[start Information provided]
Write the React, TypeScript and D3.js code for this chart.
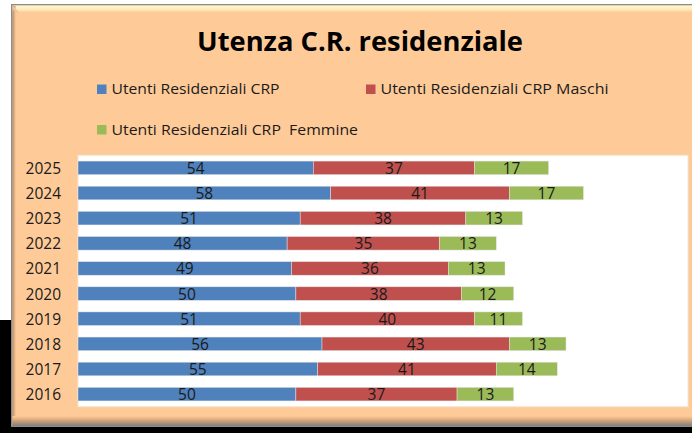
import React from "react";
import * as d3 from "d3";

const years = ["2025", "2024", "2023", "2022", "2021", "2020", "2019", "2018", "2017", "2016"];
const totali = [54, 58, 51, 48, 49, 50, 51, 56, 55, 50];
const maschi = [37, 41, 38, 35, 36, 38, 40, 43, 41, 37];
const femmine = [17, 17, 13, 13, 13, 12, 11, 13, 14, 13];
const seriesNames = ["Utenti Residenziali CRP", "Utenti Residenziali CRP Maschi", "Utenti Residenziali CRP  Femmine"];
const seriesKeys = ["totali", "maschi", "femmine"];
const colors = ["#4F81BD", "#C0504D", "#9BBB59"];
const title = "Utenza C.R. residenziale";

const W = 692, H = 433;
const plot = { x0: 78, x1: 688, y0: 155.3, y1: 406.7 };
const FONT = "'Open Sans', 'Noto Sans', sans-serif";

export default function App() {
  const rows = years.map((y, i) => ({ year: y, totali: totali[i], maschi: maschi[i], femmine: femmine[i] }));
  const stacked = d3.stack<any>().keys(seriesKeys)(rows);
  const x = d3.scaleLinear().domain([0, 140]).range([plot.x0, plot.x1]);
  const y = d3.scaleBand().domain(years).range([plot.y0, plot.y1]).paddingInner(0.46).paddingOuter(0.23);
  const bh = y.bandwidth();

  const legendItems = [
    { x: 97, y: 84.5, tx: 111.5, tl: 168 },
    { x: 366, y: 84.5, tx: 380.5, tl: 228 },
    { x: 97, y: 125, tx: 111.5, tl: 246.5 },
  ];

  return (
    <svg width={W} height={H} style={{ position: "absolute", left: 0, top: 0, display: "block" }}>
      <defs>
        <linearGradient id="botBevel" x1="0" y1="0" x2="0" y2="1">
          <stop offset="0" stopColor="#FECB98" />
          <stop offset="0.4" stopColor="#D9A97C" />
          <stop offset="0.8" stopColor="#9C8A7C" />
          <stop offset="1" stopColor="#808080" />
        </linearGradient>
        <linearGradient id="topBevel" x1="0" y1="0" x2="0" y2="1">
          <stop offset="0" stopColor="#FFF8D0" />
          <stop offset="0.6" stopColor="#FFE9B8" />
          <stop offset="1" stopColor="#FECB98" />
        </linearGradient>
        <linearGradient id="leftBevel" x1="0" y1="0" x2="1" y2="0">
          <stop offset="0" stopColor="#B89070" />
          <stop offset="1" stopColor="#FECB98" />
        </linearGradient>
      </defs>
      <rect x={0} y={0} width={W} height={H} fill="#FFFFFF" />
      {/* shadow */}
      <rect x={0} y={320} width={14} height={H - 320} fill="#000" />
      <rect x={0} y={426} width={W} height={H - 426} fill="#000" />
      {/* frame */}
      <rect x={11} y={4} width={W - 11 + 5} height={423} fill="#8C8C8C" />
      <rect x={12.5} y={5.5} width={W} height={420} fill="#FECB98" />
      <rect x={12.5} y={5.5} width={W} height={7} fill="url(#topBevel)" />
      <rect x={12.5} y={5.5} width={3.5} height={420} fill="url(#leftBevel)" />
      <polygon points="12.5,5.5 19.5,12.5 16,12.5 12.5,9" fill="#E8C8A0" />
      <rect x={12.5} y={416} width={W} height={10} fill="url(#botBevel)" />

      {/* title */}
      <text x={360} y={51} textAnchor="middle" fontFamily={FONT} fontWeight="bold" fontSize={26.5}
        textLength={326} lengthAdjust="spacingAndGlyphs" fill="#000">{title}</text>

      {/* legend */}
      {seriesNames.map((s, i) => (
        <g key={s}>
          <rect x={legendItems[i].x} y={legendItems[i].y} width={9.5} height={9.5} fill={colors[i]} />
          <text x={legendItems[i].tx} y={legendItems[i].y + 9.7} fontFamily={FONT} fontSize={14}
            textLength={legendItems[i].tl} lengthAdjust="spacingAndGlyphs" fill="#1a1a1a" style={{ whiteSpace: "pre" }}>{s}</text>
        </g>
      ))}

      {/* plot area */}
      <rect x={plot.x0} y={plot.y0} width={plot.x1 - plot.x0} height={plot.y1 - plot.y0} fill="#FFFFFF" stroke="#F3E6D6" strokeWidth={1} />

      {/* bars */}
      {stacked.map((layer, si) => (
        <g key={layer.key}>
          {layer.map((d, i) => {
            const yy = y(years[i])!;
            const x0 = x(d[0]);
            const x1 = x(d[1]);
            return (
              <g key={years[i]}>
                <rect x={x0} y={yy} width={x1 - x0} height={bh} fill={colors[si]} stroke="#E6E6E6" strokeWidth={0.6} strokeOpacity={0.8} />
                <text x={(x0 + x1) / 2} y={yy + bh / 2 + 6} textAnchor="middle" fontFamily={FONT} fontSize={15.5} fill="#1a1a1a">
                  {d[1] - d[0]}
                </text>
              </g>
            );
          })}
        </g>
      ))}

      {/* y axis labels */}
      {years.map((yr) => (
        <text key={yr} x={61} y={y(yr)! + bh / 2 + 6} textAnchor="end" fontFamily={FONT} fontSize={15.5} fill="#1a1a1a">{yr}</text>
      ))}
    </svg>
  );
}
[end Information provided]
#### What the task requires:
Without the pictures, write out the whole listing above exactly as it appears.

#### Written solution:
Write the React, TypeScript and D3.js code for this chart.
import React from "react";
import * as d3 from "d3";

const years = ["2025", "2024", "2023", "2022", "2021", "2020", "2019", "2018", "2017", "2016"];
const totali = [54, 58, 51, 48, 49, 50, 51, 56, 55, 50];
const maschi = [37, 41, 38, 35, 36, 38, 40, 43, 41, 37];
const femmine = [17, 17, 13, 13, 13, 12, 11, 13, 14, 13];
const seriesNames = ["Utenti Residenziali CRP", "Utenti Residenziali CRP Maschi", "Utenti Residenziali CRP  Femmine"];
const seriesKeys = ["totali", "maschi", "femmine"];
const colors = ["#4F81BD", "#C0504D", "#9BBB59"];
const title = "Utenza C.R. residenziale";

const W = 692, H = 433;
const plot = { x0: 78, x1: 688, y0: 155.3, y1: 406.7 };
const FONT = "'Open Sans', 'Noto Sans', sans-serif";

export default function App() {
  const rows = years.map((y, i) => ({ year: y, totali: totali[i], maschi: maschi[i], femmine: femmine[i] }));
  const stacked = d3.stack<any>().keys(seriesKeys)(rows);
  const x = d3.scaleLinear().domain([0, 140]).range([plot.x0, plot.x1]);
  const y = d3.scaleBand().domain(years).range([plot.y0, plot.y1]).paddingInner(0.46).paddingOuter(0.23);
  const bh = y.bandwidth();

  const legendItems = [
    { x: 97, y: 84.5, tx: 111.5, tl: 168 },
    { x: 366, y: 84.5, tx: 380.5, tl: 228 },
    { x: 97, y: 125, tx: 111.5, tl: 246.5 },
  ];

  return (
    <svg width={W} height={H} style={{ position: "absolute", left: 0, top: 0, display: "block" }}>
      <defs>
        <linearGradient id="botBevel" x1="0" y1="0" x2="0" y2="1">
          <stop offset="0" stopColor="#FECB98" />
          <stop offset="0.4" stopColor="#D9A97C" />
          <stop offset="0.8" stopColor="#9C8A7C" />
          <stop offset="1" stopColor="#808080" />
        </linearGradient>
        <linearGradient id="topBevel" x1="0" y1="0" x2="0" y2="1">
          <stop offset="0" stopColor="#FFF8D0" />
          <stop offset="0.6" stopColor="#FFE9B8" />
          <stop offset="1" stopColor="#FECB98" />
        </linearGradient>
        <linearGradient id="leftBevel" x1="0" y1="0" x2="1" y2="0">
          <stop offset="0" stopColor="#B89070" />
          <stop offset="1" stopColor="#FECB98" />
        </linearGradient>
      </defs>
      <rect x={0} y={0} width={W} height={H} fill="#FFFFFF" />
      {/* shadow */}
      <rect x={0} y={320} width={14} height={H - 320} fill="#000" />
      <rect x={0} y={426} width={W} height={H - 426} fill="#000" />
      {/* frame */}
      <rect x={11} y={4} width={W - 11 + 5} height={423} fill="#8C8C8C" />
      <rect x={12.5} y={5.5} width={W} height={420} fill="#FECB98" />
      <rect x={12.5} y={5.5} width={W} height={7} fill="url(#topBevel)" />
      <rect x={12.5} y={5.5} width={3.5} height={420} fill="url(#leftBevel)" />
      <polygon points="12.5,5.5 19.5,12.5 16,12.5 12.5,9" fill="#E8C8A0" />
      <rect x={12.5} y={416} width={W} height={10} fill="url(#botBevel)" />

      {/* title */}
      <text x={360} y={51} textAnchor="middle" fontFamily={FONT} fontWeight="bold" fontSize={26.5}
        textLength={326} lengthAdjust="spacingAndGlyphs" fill="#000">{title}</text>

      {/* legend */}
      {seriesNames.map((s, i) => (
        <g key={s}>
          <rect x={legendItems[i].x} y={legendItems[i].y} width={9.5} height={9.5} fill={colors[i]} />
          <text x={legendItems[i].tx} y={legendItems[i].y + 9.7} fontFamily={FONT} fontSize={14}
            textLength={legendItems[i].tl} lengthAdjust="spacingAndGlyphs" fill="#1a1a1a" style={{ whiteSpace: "pre" }}>{s}</text>
        </g>
      ))}

      {/* plot area */}
      <rect x={plot.x0} y={plot.y0} width={plot.x1 - plot.x0} height={plot.y1 - plot.y0} fill="#FFFFFF" stroke="#F3E6D6" strokeWidth={1} />

      {/* bars */}
      {stacked.map((layer, si) => (
        <g key={layer.key}>
          {layer.map((d, i) => {
            const yy = y(years[i])!;
            const x0 = x(d[0]);
            const x1 = x(d[1]);
            return (
              <g key={years[i]}>
                <rect x={x0} y={yy} width={x1 - x0} height={bh} fill={colors[si]} stroke="#E6E6E6" strokeWidth={0.6} strokeOpacity={0.8} />
                <text x={(x0 + x1) / 2} y={yy + bh / 2 + 6} textAnchor="middle" fontFamily={FONT} fontSize={15.5} fill="#1a1a1a">
                  {d[1] - d[0]}
                </text>
              </g>
            );
          })}
        </g>
      ))}

      {/* y axis labels */}
      {years.map((yr) => (
        <text key={yr} x={61} y={y(yr)! + bh / 2 + 6} textAnchor="end" fontFamily={FONT} fontSize={15.5} fill="#1a1a1a">{yr}</text>
      ))}
    </svg>
  );
}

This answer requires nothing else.